EXERCISE DETAILS: Please print exactly the lines below, from the start of the material up to and including the line with "([xshift=0.74cm]jac.north |- barL);", but none of the pictures.

-- START OF COLLECTED MATERIAL --

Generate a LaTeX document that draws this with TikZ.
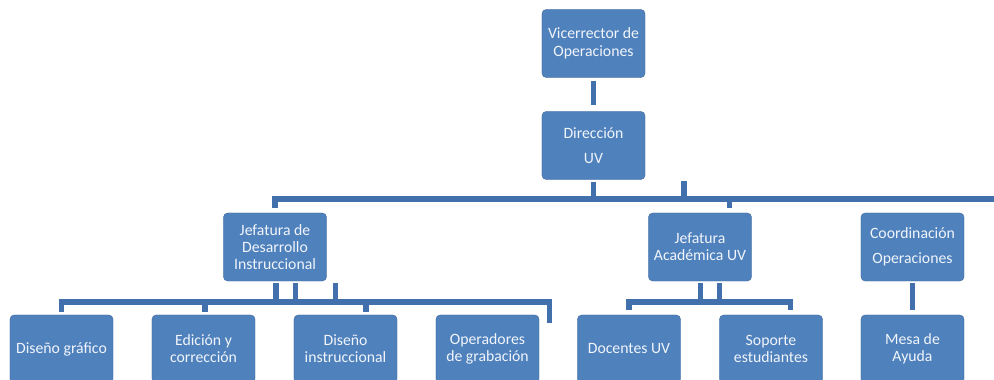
\documentclass[tikz,border=0pt]{standalone}
\usepackage{fontspec}
\setmainfont{Carlito}
\usetikzlibrary{positioning, calc}
\definecolor{uvblue}{RGB}{79,129,189}
\definecolor{uvline}{RGB}{66,112,172}

\begin{document}
\begin{tikzpicture}[x=0.025cm, y=-0.025cm,
        box/.style={draw=uvblue!80!black, line width=0.3pt, rounded corners=3pt, fill=uvblue, text=white!92!uvblue, minimum width=2.575cm, minimum height=1.7cm, align=center, inner sep=1pt},
        every node/.style={font=\fontsize{11.2}{12.2}\selectfont},
        link/.style={draw=uvline, line width=3.6pt}
    ]
    \useasboundingbox (0,0) rectangle (994,380);
    \clip (0,0) rectangle (994,380);

    % Top of the chart
    \node[box] (vic) at (593.5,43.5) {Vicerrector de\\[1pt]Operaciones};
    \node[box] (dir) at (593.5,145.5) {Dirección\\[5.6pt]UV};

    % Jefaturas
    \node[box] (jdi) at (275,247) {Jefatura de\\Desarrollo\\Instruccional};
    \node[box] (jac) at (700,247) {Jefatura\\Académica UV};
    \node[box] (coo) at (912.5,247) {Coordinación\\[5.6pt]Operaciones};

    % Bottom row (cut at the page edge)
    \foreach \name/\x/\txt in {dgr/61.5/{Diseño gráfico}, edi/203.5/{Edición y\\corrección},
                               din/345.5/{Diseño\\instruccional}, ope/487.5/{Operadores\\de grabación},
                               doc/629/{Docentes UV}, sop/771/{Soporte\\estudiantes}, mes/912.5/{Mesa de\\Ayuda}}
        \node[box] (\name) at (\x,349) {\txt};

    % Vicerrector -> Direccion
    \draw[link, shorten <=2.1pt, shorten >=4.3pt] (vic) -- (dir);

    % Bar under Direccion
    \coordinate (barL) at (275.5,199);
    \coordinate (barR) at (994,199);
    \coordinate (stub) at (684,181);
    \draw[link, shorten <=3.5pt] (jdi.north) |- (barR);
    \draw[link, shorten <=1.4pt] (dir.south) -- (dir.south |- barL);
    \draw[link] (stub) -- (stub |- barL);
    \draw[link, shorten <=3.5pt] ([xshift=0.74cm]jac.north) -- ([xshift=0.74cm]jac.north |- barL);

    % Bus under Desarrollo Instruccional
    \coordinate (busL) at (61.5,302);
    \coordinate (busEnd) at (549.5,323);
    \foreach \dx in {1, 20.5, 60.5}
        \draw[link, shorten <=1.4pt] ([xshift=\dx*0.025cm]jdi.south) -- ([xshift=\dx*0.025cm]jdi.south |- busL);
    \draw[link, shorten <=2.1pt] (dgr.north) -- (dgr.north |- busL) -- (busL -| busEnd) -- (busEnd);
    \foreach \n/\dx in {edi/1.5, din/20.5}
        \draw[link, shorten >=2.1pt] ([xshift=\dx*0.025cm]\n.north |- busL) -- ([xshift=\dx*0.025cm]\n.north);

    % Bus under Academica
    \coordinate (busA) at (629.5,302);
    \coordinate (sopIn) at (790.5,310);
    \foreach \dx in {0.5, 19.5}
        \draw[link, shorten <=1.4pt] ([xshift=\dx*0.025cm]jac.south) -- ([xshift=\dx*0.025cm]jac.south |- busA);
    \draw[link, shorten <=3.5pt] (doc.north) |- (sopIn |- busA) -- (sopIn);

    % Coordinacion -> Mesa de Ayuda
    \draw[link, shorten <=1.4pt, shorten >=3.5pt] (coo) -- (mes);

\end{tikzpicture}
\end{document}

-- END OF COLLECTED MATERIAL --

SOLUTION FOR THIS PROBLEM:
Generate a LaTeX document that draws this with TikZ.
\documentclass[tikz,border=0pt]{standalone}
\usepackage{fontspec}
\setmainfont{Carlito}
\usetikzlibrary{positioning, calc}
\definecolor{uvblue}{RGB}{79,129,189}
\definecolor{uvline}{RGB}{66,112,172}

\begin{document}
\begin{tikzpicture}[x=0.025cm, y=-0.025cm,
        box/.style={draw=uvblue!80!black, line width=0.3pt, rounded corners=3pt, fill=uvblue, text=white!92!uvblue, minimum width=2.575cm, minimum height=1.7cm, align=center, inner sep=1pt},
        every node/.style={font=\fontsize{11.2}{12.2}\selectfont},
        link/.style={draw=uvline, line width=3.6pt}
    ]
    \useasboundingbox (0,0) rectangle (994,380);
    \clip (0,0) rectangle (994,380);

    % Top of the chart
    \node[box] (vic) at (593.5,43.5) {Vicerrector de\\[1pt]Operaciones};
    \node[box] (dir) at (593.5,145.5) {Dirección\\[5.6pt]UV};

    % Jefaturas
    \node[box] (jdi) at (275,247) {Jefatura de\\Desarrollo\\Instruccional};
    \node[box] (jac) at (700,247) {Jefatura\\Académica UV};
    \node[box] (coo) at (912.5,247) {Coordinación\\[5.6pt]Operaciones};

    % Bottom row (cut at the page edge)
    \foreach \name/\x/\txt in {dgr/61.5/{Diseño gráfico}, edi/203.5/{Edición y\\corrección},
                               din/345.5/{Diseño\\instruccional}, ope/487.5/{Operadores\\de grabación},
                               doc/629/{Docentes UV}, sop/771/{Soporte\\estudiantes}, mes/912.5/{Mesa de\\Ayuda}}
        \node[box] (\name) at (\x,349) {\txt};

    % Vicerrector -> Direccion
    \draw[link, shorten <=2.1pt, shorten >=4.3pt] (vic) -- (dir);

    % Bar under Direccion
    \coordinate (barL) at (275.5,199);
    \coordinate (barR) at (994,199);
    \coordinate (stub) at (684,181);
    \draw[link, shorten <=3.5pt] (jdi.north) |- (barR);
    \draw[link, shorten <=1.4pt] (dir.south) -- (dir.south |- barL);
    \draw[link] (stub) -- (stub |- barL);
    \draw[link, shorten <=3.5pt] ([xshift=0.74cm]jac.north) -- ([xshift=0.74cm]jac.north |- barL);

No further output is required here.